The biogeochemical uncoupling of permeable sediments
My fascination with the functioning of permeable sediments started during my post doc at the Max Planck Institute for Marine Microbiology with Markus Huettel. Markus really drove a paradigm shift away from the idea that sands were biogeochemically dead because there were such small concentration changes of metabolites in sands.
Instead his work showed that rapid water flow through these permeable sediments meant that solutes did not have time to accumulate or become depleted. Along with his former PhD student Elimar Precht, he captured the amazing dynamics of oxygen in sediment (1), see also Figure 1 below.
How do micro-organisms metabolically adjust to this dynamic oxygen environment?
The immediate assumption based on the paradigms of biogeochemistry is that once oxygen is depleted, microbes will switch to other electron acceptors such as iron, manganese, nitrate and sulphate in order of their free energy yield. My suspicion that this was not the case arose over a decade ago, when I was playing with biogeochemical models set up with the classical redox cascade. They always produced too much denitrification and sulphate reduction, and in the case of denitrification we had to introduce a fudge factor to make the models work, much to the disgust of my collaborator Filip Meysman (2,3). More recently, we showed that under anoxic conditions, metabolism continues in sand but we could not measure any significant rates of denitrification, sulphate or iron reduction. Curiously, we observed high rates of hydrogen production leading us to speculate that fermentation was taking place (4). We started looking for hydrogen in-situ within sand and the overlying water and found concentrations orders of magnitude higher than previously reported. Fortuitously, I was on sabbatical in Utrecht and was introduced to Elena Popa, who has undertaking state-of-the-art isotope measurements on hydrogen. Her measurements were able to show unambiguously the hydrogen was coming from a biological source. Metaganomics confirmed the abundance of hydrogenases in the sediment and of key importance showed they were consistent with hydrogen production by aerobic facultatively fermentative bacteria. Further incubations confirmed sulphate reduction did not commence for about a week after anoxia and this coincided with a shift in the bacterial community towards a greater abundance of sulphate reducers.

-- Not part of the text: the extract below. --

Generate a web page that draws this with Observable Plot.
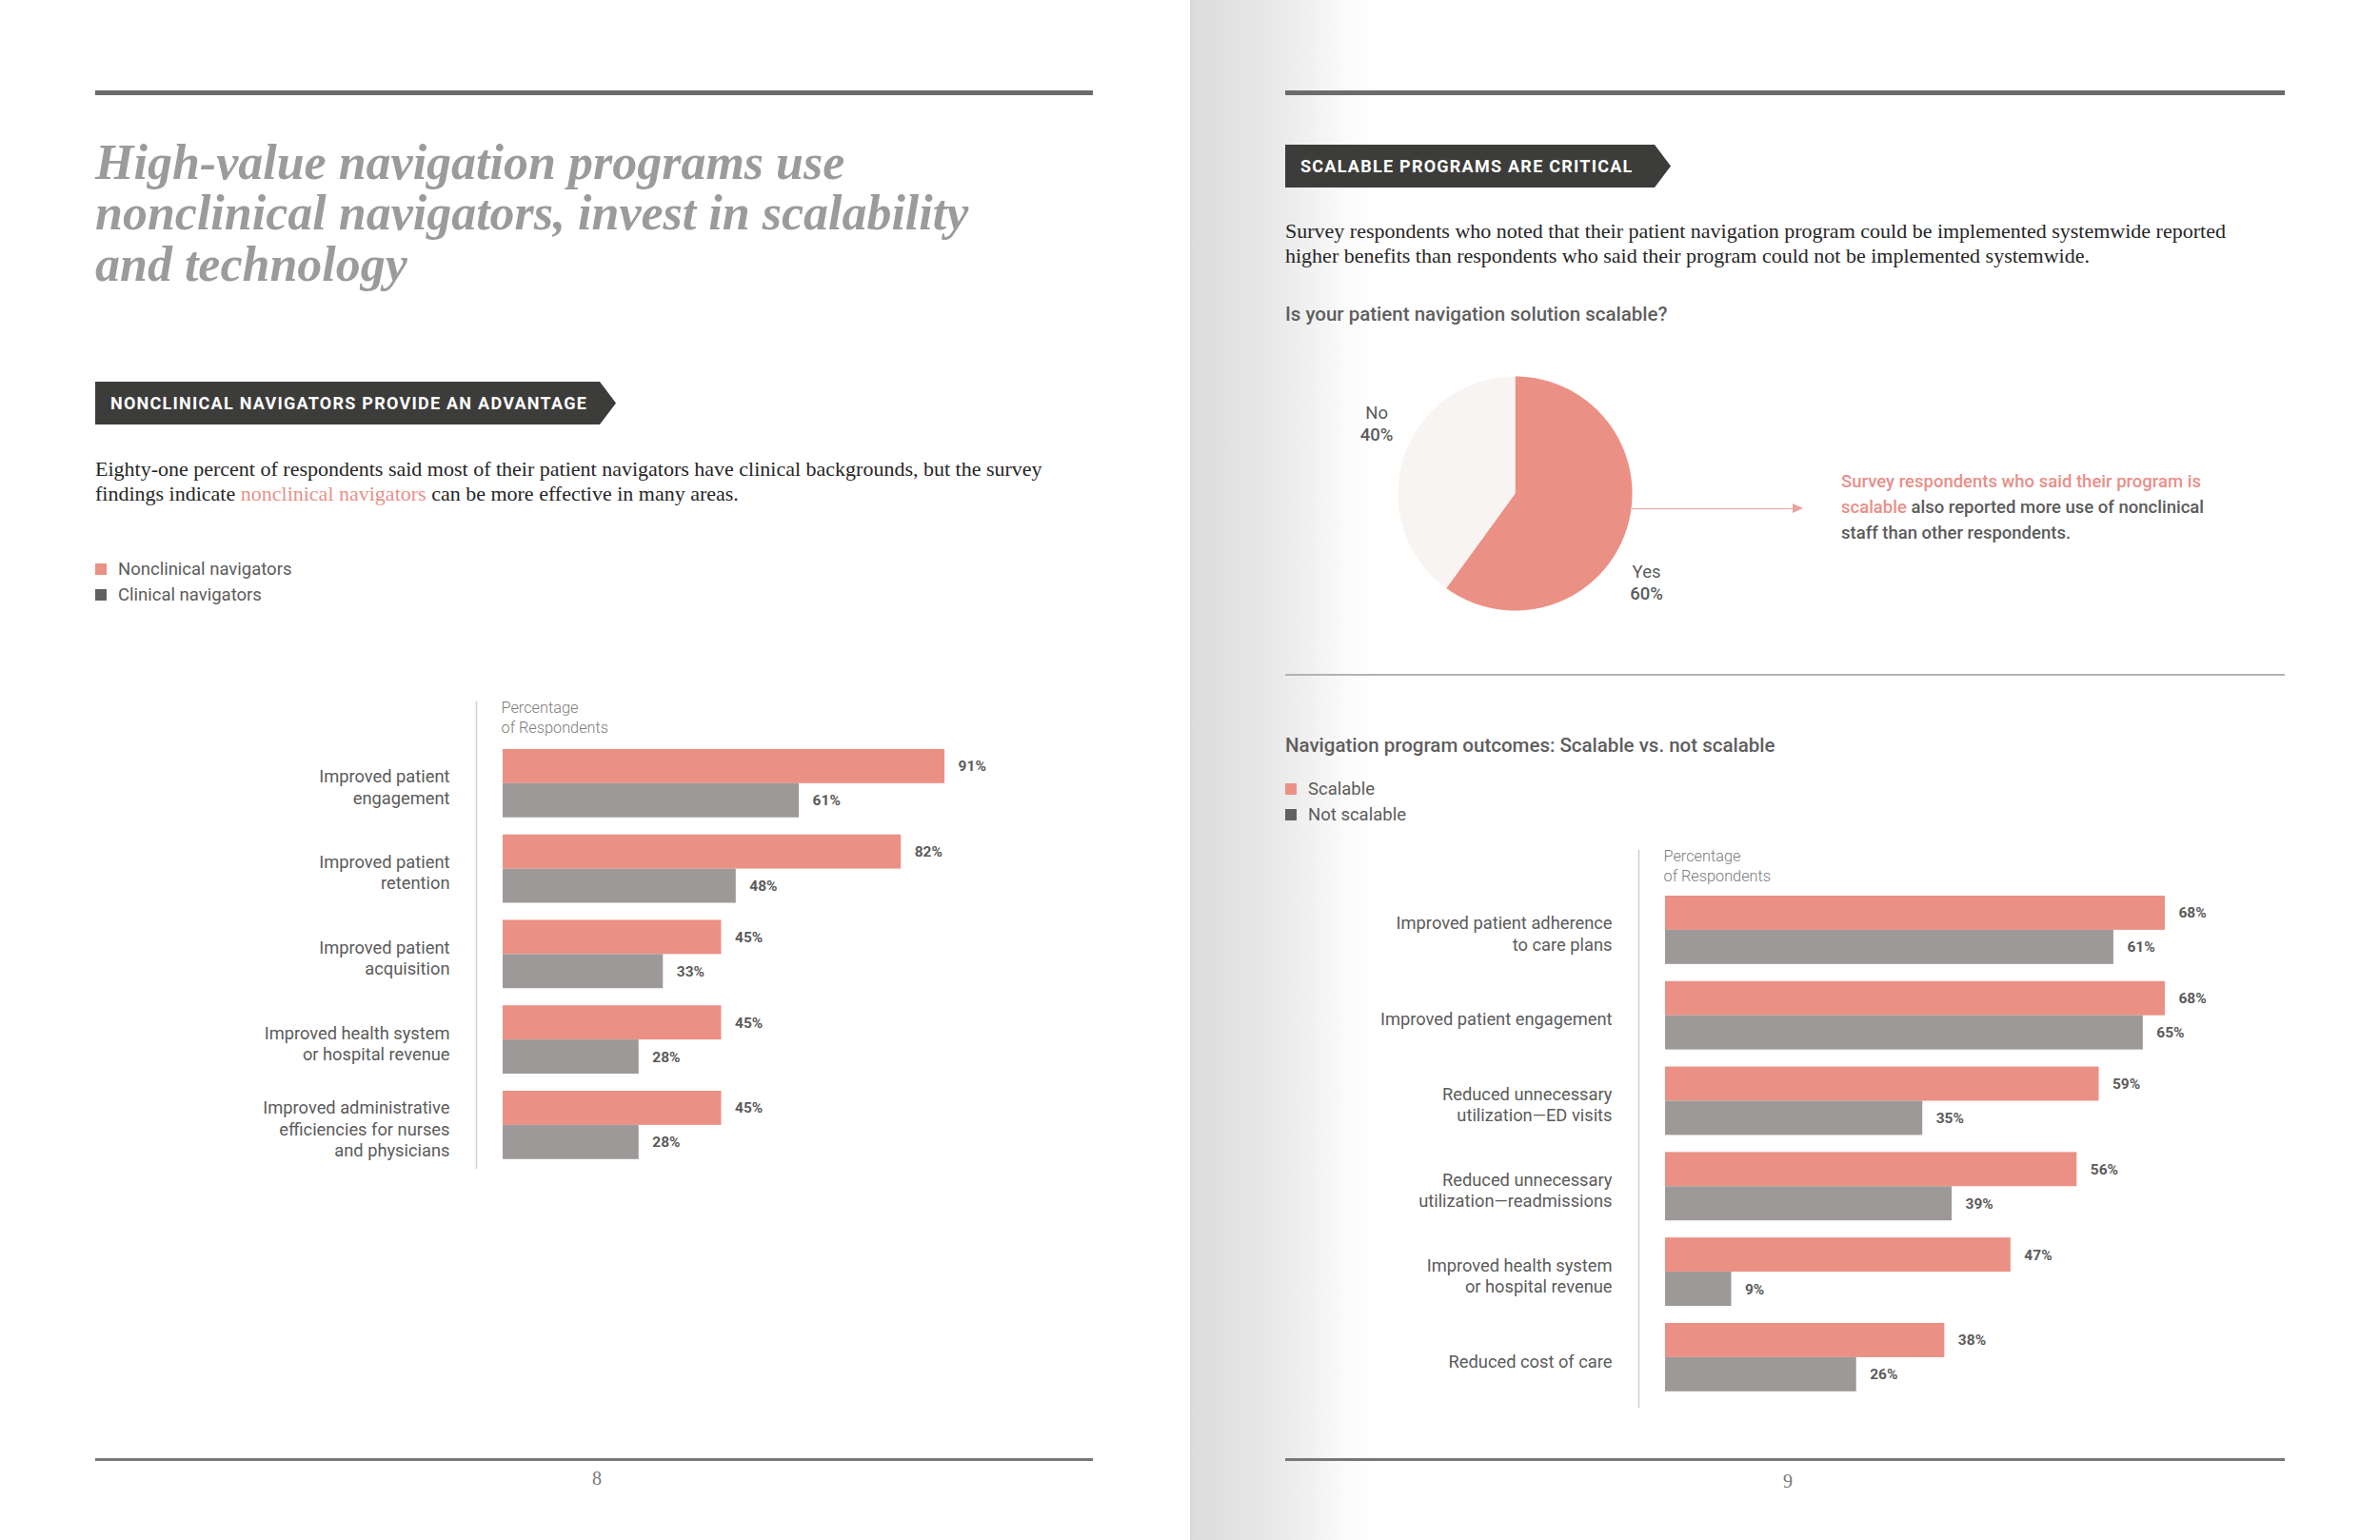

Figure 1. Shows the dynamics of oxygen within rippled permeable sediment in a flume tank with changing flow velocities and direction simulating the rising and falling tide (6 hour timescale). Red denotes high oxygen, black no oxygen. Our work sheds new light on how microbes cope with this dynamic redox environment.
The key point here is that sand sediments are inhabited by aerobic bacteria which are facultatively anaerobic, and carry out fermentation under anoxic conditions. It is only after prolonged anoxia (days-weeks) that a new sulfate reducing community develops and dominates metabolism. This has important consequences for how we set up biogeochemical models of permeable sediments and raises the question as to what type of fermentation pathways are taking place in these sediments during short term anoxia.
1. Precht, E., Franke, U., Polerecky, L. & Huettel, M. Oxygen dynamics in permeable sediments with wave-driven porewater exchange. Limnol. Oceanogr. 49, 693-705 (2004).
2. Cook, P. et al. Quantification of denitrification in permeable sediments: Insights from a two-dimensional simulation analysis and experimental data. Limnology and Oceanography: Methods 4, 294-307 (2006).
3. Kessler, A. J. et al. Quantifying denitrification in rippled permeable sands through combined flume experiments and modelling. Limnol. Oceanogr. 57, 1217-1232 (2012).
4. Bourke, M. F. et al. Metabolism in anoxic permeable sediments is dominated by eukaryotic dark fermentation. Nat. Geosci. 10, 30-35, doi:10.1038/NGEO2843 (2017).